Richard Threlkeld has seen it all. Well, if you're talking about U.S. conflicts in the past 30 years, he has. Reporting live from conflicts ranging from the Gulf War to the Vietnam, Threlkeld has been the correspondent to risk his life and bring home the news. And now that he's retired, he's bringing the UA his opinion.

As a veteran broadcast journalist, Threlkeld will speak on U.S. foreign policy Monday night in the Special Collections area of the Main Library. The event, sponsored by the Friends of the University of Arizona Libraries, is titled "9/11 to 11/5: From Terror to Today." It features Threlkeld, a retired correspondent for both ABC and CBS who has covered U.S. news and conflict since 1966.

He has filled many roles as a journalist, including CBS News correspondent, anchor and bureau chief; ABC News reporter; regular contributor to "CBS Evening News with Dan Rather" as well as "Sunday Morning;" and CBS News' Moscow correspondent. Until his retirement in 1999, Threlkeld made living on the front lines of war a lifestyle, covering U.S. conflicts like the Persian Gulf and Vietnam Wars. Among other feats, Threlkeld was one of the first journalists to report live from the Iraq-Kuwait front in 1990, and was one of the last to be evacuated from Phnom Penh and Saigon in 1975. He also reported on the fall of communism in Eastern Europe in 1989 and was a correspondent in Moscow in 1990 during the Bolshevik Revolution.

As if all that weren't enough, Threlkeld has also written a book, published in 2001, about his experiences as CBS's Moscow correspondent from 1996-1998, called "Dispatches from the Former Evil Empire." To boot, he's married to CNN correspondent Betsy Aaron. The two live most of the year in Tucson.

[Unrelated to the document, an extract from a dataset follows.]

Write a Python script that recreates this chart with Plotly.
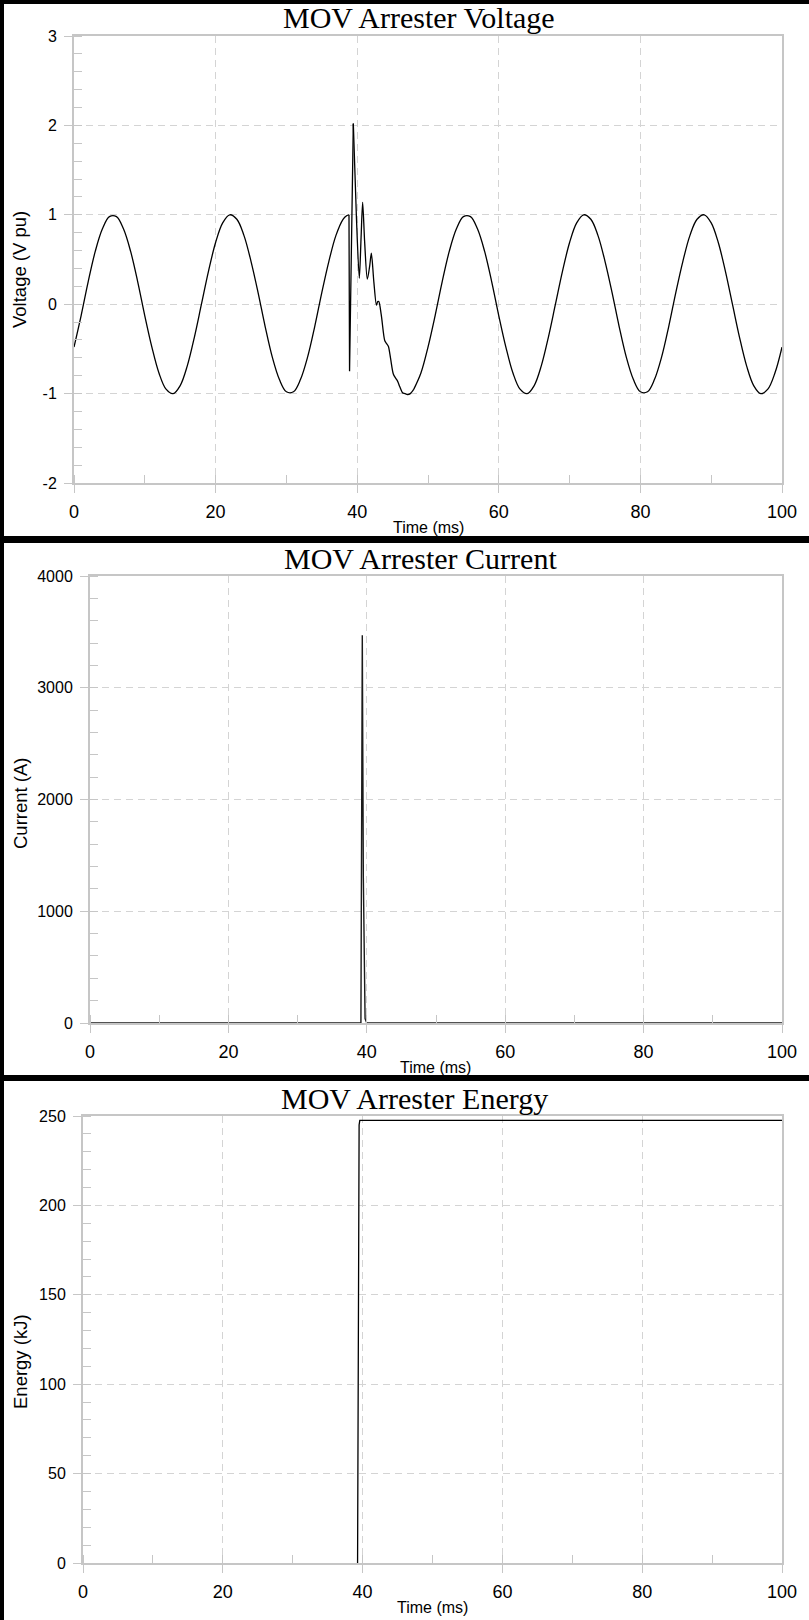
import plotly.graph_objects as go

W, H = 809, 1620

# ---- MOV arrester voltage (per unit) ----
# steady-state portion before the switching event
v_time_pre = [0, 1, 2, 3, 4, 5, 6, 7, 8, 9, 10, 11, 12, 13, 14, 15, 16, 17, 18, 19,
              20, 21, 22, 23, 24, 25, 26, 27, 28, 29, 30, 31, 32, 33, 34, 35, 36, 37,
              38, 38.5, 38.84]
v_pre = [-0.48, -0.13, 0.25, 0.59, 0.84, 0.98, 0.98, 0.84, 0.59, 0.25, -0.13, -0.48,
         -0.77, -0.95, -1.0, -0.91, -0.69, -0.37, 0.0, 0.37, 0.69, 0.91, 1.0, 0.95,
         0.77, 0.48, 0.13, -0.25, -0.59, -0.84, -0.98, -0.98, -0.84, -0.59, -0.25,
         0.13, 0.48, 0.77, 0.95, 0.99, 1.0]

# collapse and first overshoot when the arrester starts conducting
v_time_jump = [38.84, 38.88, 38.92, 39.45]
v_jump = [1.0, 0.2, -0.75, 2.02]

# damped ringing back onto the sine wave
v_time_ring = [39.45, 39.9, 40.3, 40.55, 40.77, 41.05, 41.43, 41.75, 42.0, 42.35, 42.72,
               42.9, 43.05, 43.4, 43.9, 44.15, 44.4, 44.7, 45.1, 45.45, 45.7, 46.0, 46.4,
               46.75, 47.1, 47.5, 48]
v_ring = [2.02, 0.95, 0.29, 0.75, 1.14, 0.7, 0.28, 0.42, 0.57, 0.25, -0.01,
          0.03, 0.03, -0.12, -0.41, -0.44, -0.47, -0.6, -0.78, -0.83, -0.86, -0.92, -0.99,
          -1.0, -1.01, -1.0, -0.95]

# recovered steady state
v_time_post = [48, 49, 50, 51, 52, 53, 54, 55, 56, 57, 58, 59, 60, 61, 62, 63, 64, 65,
               66, 67, 68, 69, 70, 71, 72, 73, 74, 75, 76, 77, 78, 79, 80, 81, 82, 83,
               84, 85, 86, 87, 88, 89, 90, 91, 92, 93, 94, 95, 96, 97, 98, 99, 100]
v_post = [-0.95, -0.77, -0.48, -0.13, 0.25, 0.59, 0.84, 0.98, 0.98, 0.84, 0.59, 0.25,
          -0.13, -0.48, -0.77, -0.95, -1.0, -0.91, -0.69, -0.37, 0.0, 0.37, 0.69, 0.91,
          1.0, 0.95, 0.77, 0.48, 0.13, -0.25, -0.59, -0.84, -0.98, -0.98, -0.84, -0.59,
          -0.25, 0.13, 0.48, 0.77, 0.95, 1.0, 0.91, 0.69, 0.37, 0.0, -0.37, -0.69,
          -0.91, -1.0, -0.95, -0.77, -0.48]

# ---- MOV arrester current (A) ----
i_time = [0, 39.15, 39.35, 39.5, 39.75, 40.0, 100]
i_amp = [0, 0, 3470, 1300, 40, 0, 0]

# ---- MOV arrester energy (kJ), from the start of conduction ----
e_time = [39.28, 39.32, 39.42, 39.5, 39.6, 100]
e_kj = [0, 60, 215, 245, 247.5, 247.5]

# ---- tick labels ----
x_ticks = [0, 20, 40, 60, 80, 100]
v_ticks = [-2, -1, 0, 1, 2, 3]
v_tick_text = ["-2", "-1", "0", "1", "2", "3"]


# ---- layout helpers (pixel -> paper) ----
def px(x):
    return x / W


def py(y):
    return 1 - y / H


GRID = "#d4d4d4"
AXIS = "#c6c6c6"
LABEL_FONT = "Liberation Sans, Arial, sans-serif"
TITLE_FONT = "Liberation Serif, Times New Roman, serif"

panels = [
    # (top offset, plot left, y range, y dtick, y minor, y title, title, title x, y-title y)
    (0, 74, [-2, 3], 1, 0.2, "Voltage (V pu)", "MOV Arrester Voltage", 419, 270),
    (540, 90, [0, 4000], 1000, 200, "Current (A)", "MOV Arrester Current", 420, 263),
    (1080, 83, [0, 250], 50, 10, "Energy (kJ)", "MOV Arrester Energy", 415, 282),
]

fig = go.Figure()

line = dict(color="black", width=1.3)
fig.add_trace(go.Scatter(x=v_time_pre, y=v_pre, mode="lines",
                         line=dict(line, shape="spline"), xaxis="x", yaxis="y"))
fig.add_trace(go.Scatter(x=v_time_jump, y=v_jump, mode="lines", line=line,
                         xaxis="x", yaxis="y"))
fig.add_trace(go.Scatter(x=v_time_ring, y=v_ring, mode="lines",
                         line=dict(line, shape="spline", smoothing=0.8), xaxis="x", yaxis="y"))
fig.add_trace(go.Scatter(x=v_time_post, y=v_post, mode="lines",
                         line=dict(line, shape="spline"), xaxis="x", yaxis="y"))
fig.add_trace(go.Scatter(x=i_time, y=i_amp, mode="lines",
                         line=dict(color="#1a1a1a", width=1.4), xaxis="x2", yaxis="y2"))
fig.add_trace(go.Scatter(x=e_time, y=e_kj, mode="lines",
                         line=dict(color="black", width=1.3), xaxis="x3", yaxis="y3"))

annotations = []
shapes = []
layout_axes = {}

for k, (top, left, yr, ydt, ymin, ytitle, title, tx, ty) in enumerate(panels, start=1):
    sfx = "" if k == 1 else str(k)
    plot_top = top + 36
    plot_bot = top + 483
    right = 782
    layout_axes["xaxis" + sfx] = dict(
        domain=[px(left), px(right)], anchor="y" + sfx, range=[0, 100], automargin=False,
        tickvals=x_ticks, ticks="outside", ticklen=8, tickwidth=1, tickcolor=AXIS,
        showline=True, linecolor=AXIS, linewidth=2, mirror=True,
        showgrid=True, gridcolor=GRID, griddash="7px,5px", gridwidth=1,
        zeroline=False, tickfont=dict(family=LABEL_FONT, size=18, color="black"),
        ticklabelstandoff=3,
        minor=dict(dtick=10, ticks="inside", ticklen=8, tickcolor=AXIS, showgrid=False),
        fixedrange=True,
    )
    yax = dict(
        domain=[py(plot_bot), py(plot_top)], anchor="x" + sfx, range=yr, automargin=False,
        dtick=ydt, tick0=yr[0], ticks="outside", ticklen=8, tickwidth=1, tickcolor=AXIS,
        showline=True, linecolor=AXIS, linewidth=2, mirror=True,
        showgrid=True, gridcolor=GRID, griddash="7px,5px", gridwidth=1,
        zeroline=False, tickfont=dict(family=LABEL_FONT, size=16, color="black"),
        ticklabelstandoff=4,
        minor=dict(dtick=ymin, ticks="inside", ticklen=8, tickcolor=AXIS, showgrid=False),
        fixedrange=True,
    )
    if k == 1:
        yax.update(tickmode="array", tickvals=v_ticks, ticktext=v_tick_text)
    layout_axes["yaxis" + sfx] = yax

    # panel title
    annotations.append(dict(text=title, x=px(tx), y=py(top + 18), xref="paper", yref="paper",
                            showarrow=False, xanchor="center", yanchor="middle",
                            font=dict(family=TITLE_FONT, size=30, color="black")))
    # x axis title
    annotations.append(dict(text="Time (ms)", x=px((left + right) / 2), y=py(top + 527),
                            xref="paper", yref="paper", showarrow=False,
                            xanchor="center", yanchor="middle",
                            font=dict(family=LABEL_FONT, size=16, color="black")))
    # y axis title
    annotations.append(dict(text=ytitle, x=px(20), y=py(top + ty),
                            xref="paper", yref="paper", showarrow=False, textangle=-90,
                            xanchor="center", yanchor="middle",
                            font=dict(family=LABEL_FONT, size=18.5, color="black")))

# black frame bars
for y0, y1 in [(0, 4), (536, 543), (1075, 1081)]:
    shapes.append(dict(type="rect", xref="paper", yref="paper", x0=0, x1=1,
                       y0=py(y1), y1=py(y0), fillcolor="black", line=dict(width=0)))
shapes.append(dict(type="rect", xref="paper", yref="paper", x0=px(0), x1=px(4),
                   y0=0, y1=1, fillcolor="black", line=dict(width=0)))

fig.update_layout(
    width=W, height=H, margin=dict(l=0, r=0, t=0, b=0, autoexpand=False),
    paper_bgcolor="white", plot_bgcolor="white", showlegend=False,
    annotations=annotations, shapes=shapes, **layout_axes,
)

fig.write_html("out.html", config={"displayModeBar": False})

Monday night's event will feature Threlkeld's take on U.S. foreign policy, the effects of which Threlkeld has seen firsthand in his more than 30 years as an overseas journalist. His specific area of concern is that of the new administration's policy regarding the rest of the world, which Threlkeld refers to as "the doctrine of American imperialism," or "going it alone."

"There's a sense, I think, that in Washington that since we're the big kid on the block, we can do whatever we want and the rest of the world has to knuckle down and just acquiesce," Threlkeld said. "I think that's just a dangerous approach."

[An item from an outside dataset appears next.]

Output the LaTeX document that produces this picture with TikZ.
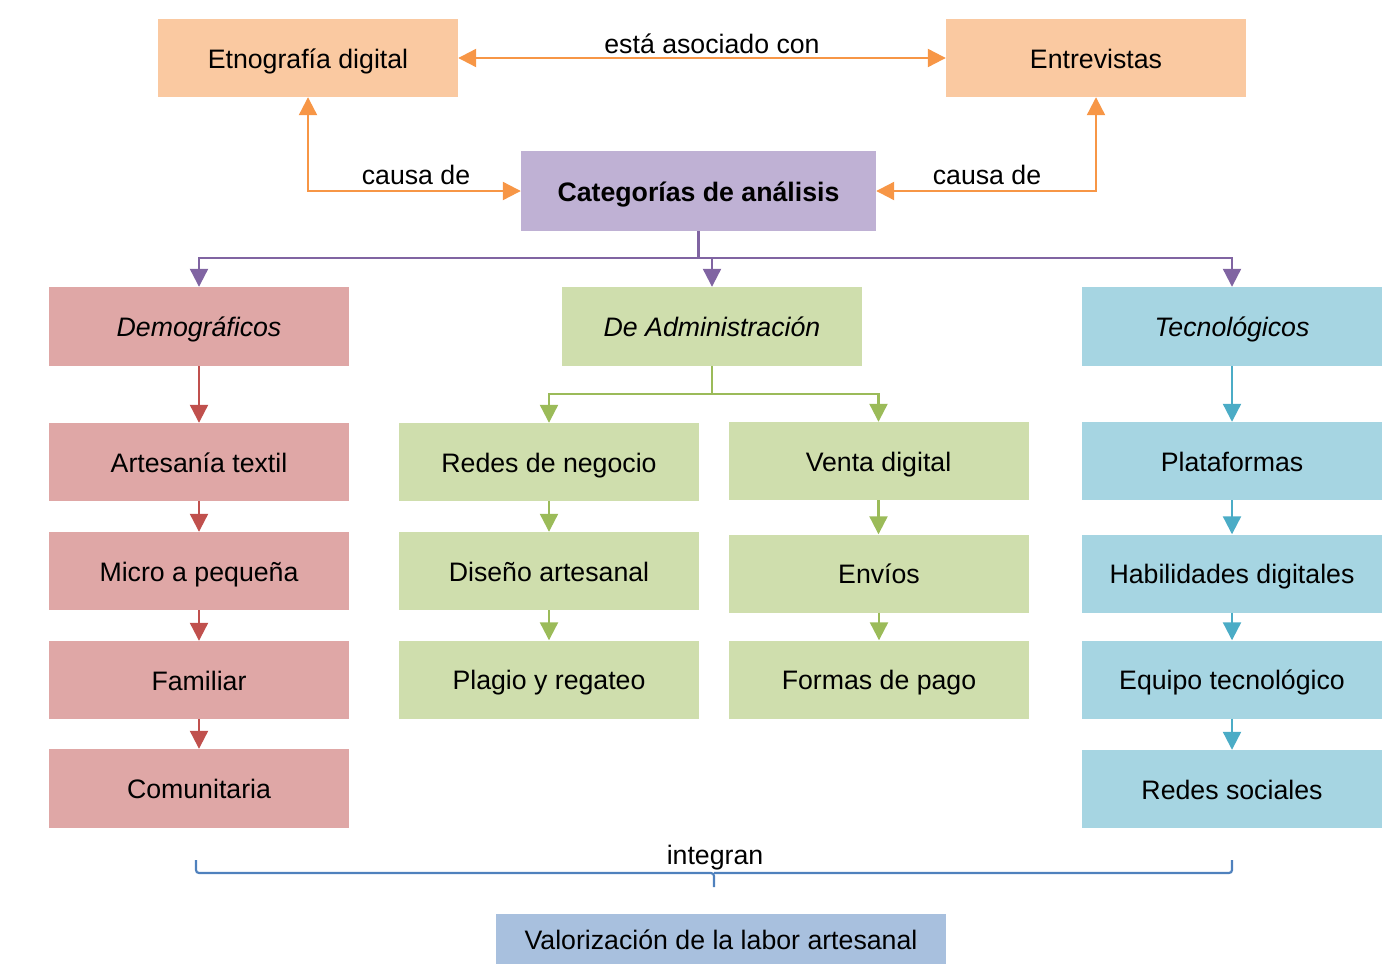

Threlkeld cites examples such as the United States' refusal to sign the Kyoto Protocol, which mandated that industrialized countries cut carbon dioxide emissions; and the administration's decline to ratify the International Criminal Court's Rome statute, to support his theory about the United States' emerging imperialism.

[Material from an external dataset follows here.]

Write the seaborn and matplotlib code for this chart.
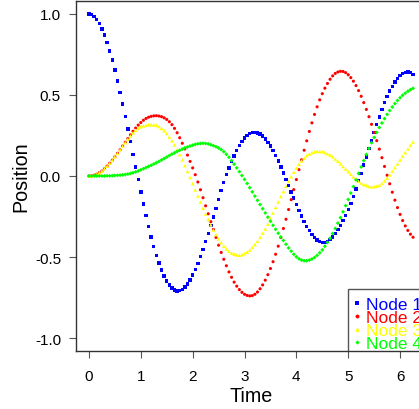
import numpy as np
import pandas as pd
import matplotlib
matplotlib.use("Agg")
import matplotlib.pyplot as plt
import seaborn as sns
from matplotlib.lines import Line2D
from matplotlib.patches import Rectangle

# ---------------- data ----------------
time_step = 0.05
n_points = 126
time = np.round(np.arange(n_points) * time_step, 2)

node1 = [1.000, 0.996, 0.984, 0.966, 0.941, 0.908, 0.870, 0.824, 0.772, 0.715,
         0.653, 0.587, 0.517, 0.444, 0.368, 0.290, 0.212, 0.133, 0.055, -0.022,
         -0.099, -0.174, -0.245, -0.313, -0.376, -0.434, -0.489, -0.537, -0.580, -0.617,
         -0.648, -0.673, -0.691, -0.703, -0.709, -0.708, -0.701, -0.686, -0.666, -0.641,
         -0.611, -0.577, -0.539, -0.497, -0.452, -0.404, -0.355, -0.304, -0.252, -0.200,
         -0.145, -0.090, -0.040, 0.008, 0.050, 0.088, 0.124, 0.158, 0.188, 0.213,
         0.234, 0.250, 0.261, 0.267, 0.269, 0.266, 0.258, 0.246, 0.229, 0.208,
         0.184, 0.156, 0.125, 0.092, 0.056, 0.019, -0.020, -0.059, -0.098, -0.137,
         -0.175, -0.212, -0.247, -0.280, -0.310, -0.337, -0.361, -0.381, -0.396, -0.406,
         -0.411, -0.410, -0.404, -0.392, -0.376, -0.356, -0.332, -0.305, -0.275, -0.243,
         -0.208, -0.169, -0.126, -0.080, -0.032, 0.017, 0.067, 0.118, 0.168, 0.218,
         0.267, 0.316, 0.364, 0.410, 0.452, 0.490, 0.524, 0.554, 0.580, 0.602,
         0.619, 0.632, 0.640, 0.642, 0.637, 0.626]

node2 = [0.000, 0.001, 0.005, 0.011, 0.020, 0.031, 0.045, 0.061, 0.079, 0.098,
         0.118, 0.140, 0.162, 0.185, 0.208, 0.231, 0.254, 0.276, 0.296, 0.314,
         0.330, 0.344, 0.355, 0.363, 0.368, 0.371, 0.372, 0.370, 0.366, 0.359,
         0.349, 0.335, 0.317, 0.294, 0.267, 0.236, 0.202, 0.167, 0.129, 0.090,
         0.050, 0.008, -0.037, -0.085, -0.134, -0.184, -0.233, -0.282, -0.330, -0.379,
         -0.427, -0.472, -0.514, -0.554, -0.592, -0.625, -0.655, -0.680, -0.701, -0.718,
         -0.730, -0.737, -0.740, -0.738, -0.730, -0.716, -0.696, -0.672, -0.643, -0.609,
         -0.571, -0.529, -0.483, -0.433, -0.380, -0.324, -0.267, -0.207, -0.146, -0.084,
         -0.022, 0.039, 0.100, 0.159, 0.217, 0.275, 0.328, 0.380, 0.427, 0.470,
         0.508, 0.542, 0.571, 0.597, 0.618, 0.633, 0.642, 0.646, 0.645, 0.638,
         0.625, 0.607, 0.585, 0.558, 0.527, 0.492, 0.453, 0.411, 0.366, 0.319,
         0.269, 0.218, 0.166, 0.113, 0.059, 0.005, -0.048, -0.100, -0.149, -0.195,
         -0.237, -0.275, -0.308, -0.336, -0.359, -0.378]

node3 = [0.000, 0.001, 0.005, 0.011, 0.020, 0.031, 0.045, 0.061, 0.079, 0.098,
         0.118, 0.140, 0.162, 0.184, 0.206, 0.227, 0.247, 0.266, 0.282, 0.295,
         0.304, 0.310, 0.314, 0.316, 0.317, 0.317, 0.313, 0.305, 0.294, 0.280,
         0.262, 0.241, 0.218, 0.192, 0.163, 0.132, 0.099, 0.064, 0.028, -0.009,
         -0.047, -0.085, -0.123, -0.161, -0.198, -0.234, -0.269, -0.302, -0.333, -0.362,
         -0.388, -0.411, -0.432, -0.450, -0.464, -0.475, -0.483, -0.487, -0.488, -0.485,
         -0.479, -0.469, -0.457, -0.441, -0.423, -0.402, -0.379, -0.353, -0.326, -0.297,
         -0.262, -0.228, -0.194, -0.160, -0.127, -0.095, -0.063, -0.033, -0.004, 0.024,
         0.049, 0.072, 0.093, 0.110, 0.125, 0.136, 0.144, 0.149, 0.152, 0.152,
         0.150, 0.145, 0.138, 0.129, 0.118, 0.105, 0.091, 0.075, 0.059, 0.043,
         0.027, 0.011, -0.005, -0.019, -0.032, -0.043, -0.052, -0.059, -0.064, -0.066,
         -0.066, -0.063, -0.057, -0.046, -0.031, -0.013, 0.007, 0.029, 0.052, 0.075,
         0.099, 0.122, 0.145, 0.167, 0.189, 0.210]

node4 = [0.000, 0.000, 0.000, 0.000, 0.000, 0.000, 0.000, 0.001, 0.001, 0.002,
         0.003, 0.004, 0.005, 0.007, 0.009, 0.012, 0.016, 0.020, 0.025, 0.031,
         0.038, 0.045, 0.052, 0.059, 0.066, 0.074, 0.082, 0.090, 0.099, 0.108,
         0.117, 0.126, 0.135, 0.143, 0.151, 0.159, 0.166, 0.173, 0.179, 0.185,
         0.190, 0.195, 0.199, 0.201, 0.202, 0.201, 0.198, 0.193, 0.187, 0.180,
         0.173, 0.163, 0.150, 0.134, 0.116, 0.095, 0.073, 0.050, 0.027, 0.003,
         -0.021, -0.046, -0.072, -0.098, -0.124, -0.150, -0.176, -0.202, -0.228, -0.254,
         -0.279, -0.304, -0.329, -0.353, -0.376, -0.398, -0.421, -0.444, -0.464, -0.483,
         -0.499, -0.511, -0.519, -0.523, -0.523, -0.519, -0.512, -0.503, -0.490, -0.474,
         -0.456, -0.434, -0.410, -0.384, -0.355, -0.324, -0.291, -0.257, -0.221, -0.183,
         -0.145, -0.105, -0.065, -0.024, 0.016, 0.056, 0.095, 0.133, 0.170, 0.205,
         0.238, 0.269, 0.299, 0.327, 0.354, 0.380, 0.404, 0.426, 0.447, 0.466,
         0.483, 0.498, 0.511, 0.523, 0.533, 0.541]

node_names = ["Node 1", "Node 2", "Node 3", "Node 4"]
x_ticks = [0, 1, 2, 3, 4, 5, 6]
y_ticks = [-1.0, -0.5, 0.0, 0.5, 1.0]
y_tick_labels = ["-1.0", "-0.5", "0.0", "0.5", "1.0"]

# ---------------- styling ----------------
colors = {"Node 1": "#0000FF", "Node 2": "#FF0000", "Node 3": "#FFFF00", "Node 4": "#00FF00"}
markers = {"Node 1": "s", "Node 2": "o", "Node 3": "^", "Node 4": "D"}
sizes = {"Node 1": 6.0, "Node 2": 5.0, "Node 3": 7.0, "Node 4": 4.2}

sns.set_style("ticks")
plt.rcParams["font.family"] = ["Liberation Sans", "DejaVu Sans"]
plt.rcParams["axes.unicode_minus"] = False

df = pd.concat([
    pd.DataFrame({"Time": time, "Position": vals, "Node": name})
    for name, vals in zip(node_names, [node1, node2, node3, node4])
], ignore_index=True)

W, H = 419, 410
fig = plt.figure(figsize=(W / 100, H / 100), dpi=100)
ax_l, ax_r, ax_t, ax_b = 76, 426, 2, 352
ax = fig.add_axes([ax_l / W, 1 - ax_b / H, (ax_r - ax_l) / W, (ax_b - ax_t) / H])

sns.scatterplot(data=df, x="Time", y="Position", hue="Node", style="Node", size="Node",
                palette=colors, markers=markers, sizes=sizes, linewidth=0,
                edgecolor="none", legend=False, ax=ax)

ax.set_xlim(-0.25, 6.5)
ax.set_ylim(-1.08, 1.08)
ax.set_xticks(x_ticks)
ax.set_xticklabels([str(v) for v in x_ticks])
ax.set_yticks(y_ticks)
ax.set_yticklabels(y_tick_labels)

spine_color = "#333333"
for s in ax.spines.values():
    s.set_color(spine_color)
    s.set_linewidth(1.0)

ax.tick_params(axis="both", direction="out", length=4.8, width=0.8,
               color="#555555", labelsize=11, labelcolor="black")
ax.tick_params(axis="x", pad=8.5)
ax.tick_params(axis="y", pad=6.0)

ax.set_xlabel("Time", fontsize=14.2, labelpad=1.8, color="black")
ax.set_ylabel("Position", fontsize=14.2, labelpad=3.5, color="black")

# legend frame (bottom right, touching the plot border)
frame_left = (348 - ax_l) / (ax_r - ax_l)
frame_top = (ax_b - 289.5) / (ax_b - ax_t)
ax.add_patch(Rectangle((frame_left, -0.02), 0.5, frame_top + 0.02,
                       transform=ax.transAxes, fill=False,
                       edgecolor="#555555", linewidth=1.0, clip_on=True, zorder=5))

handles = [Line2D([], [], linestyle="", marker=markers[n], color=colors[n],
                  markersize=ms, markeredgewidth=0)
           for n, ms in zip(node_names, [2.8, 2.8, 3.4, 2.2])]
leg = ax.legend(handles, node_names, loc="upper left",
                bbox_to_anchor=((351.5 - ax_l) / (ax_r - ax_l), (ax_b - 297.5) / (ax_b - ax_t)),
                frameon=False, borderpad=0, borderaxespad=0,
                handlelength=0.63, handletextpad=0.18, labelspacing=-0.12,
                fontsize=12.5)
for txt, n in zip(leg.get_texts(), node_names):
    txt.set_color(colors[n])

fig.savefig("out.png", dpi=100)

"This doctrine of American imperialism really goes back to the first Bush administration back in the late '80s," Threlkeld said. "It involves America's unilateral action · in terms of taking military action whenever it wishes, without consultation with allies, in defense of American interests."

This lack of consultation with allies is part of what Threlkeld terms "going it alone." One of his concerns about going it alone is the similarity between today's foreign policies and those of the past that proved unwise.

"(Today's foreign policy) involves pre-emptive strikes · I would remind you that Pearl Harbor was a pre-emptive attack," Threlkeld said. "It was a policy that was out of favor during the Clinton years, and has now been sort of warmed over and spruced up and has become the central doctrine, in my view, in the Bush administration."

According to Threlkeld, the effects of such policies are generally not worth the cost of enacting them.

"The problem with going it alone is that · there's a terrible price to pay. The price to pay in going alone, in being the big kid on the block, is that you still need to get along with your neighbors," Threlkeld said. "In order to achieve things in this world, you still need to talk to people to bargain with people, to make compromises. If you don't, you're paying a terrible price."

One of those costs is the decline of the U.S.'s reputation in the world community.

"I do not remember a single incidence in my memory, at least since Vietnam, when the United States was more feared, more distrusted, around the world, not only among our · enemies, but among our friends ÷ among our erstwhile allies."

The Friends of the University of Arizona Libraries is a group made up of UA students and faculty, along with prominent community members, that raises money for the university library and helps the library to acquire books that it could otherwise not afford. Every semester, the Friends organization invites at least four speakers to lend their thoughts on a variety of subjects. Threlkeld is one of six speakers this semester.

"What we hope to accomplish is to publicize the Friends organization," said Samuel Huang, the assistant dean for external relations and a faculty liaison to the Friends of the UA Libraries. "The Friends organization is a critical, important support of the university library.

"It's very hard for students to hear a good speaker like this," Huang said. "This is a good way to expose our students to the community."

Since his retirement, Threlkeld has spent time speaking around Tucson. One thing his experiences as a broadcast journalist and war correspondent have afforded him is a clear perspective on war.

"I'm very suspicious of wars," Threlkeld said. "Wars are very messy, always messy. They're always unpredictable, and (they) very often cause other problems which are not very well-perceived beforehand. It's like taking a jigsaw puzzle and mixing all the pieces up; you're not going to be able to put it back together the same way."

This will be Threlkeld's first event with the UA, and he has high hopes for the occasion.

"I hope to keep the audience awake, to keep the audience interested, to make some of them so excited and angry at me that it will stimulate a good discussion."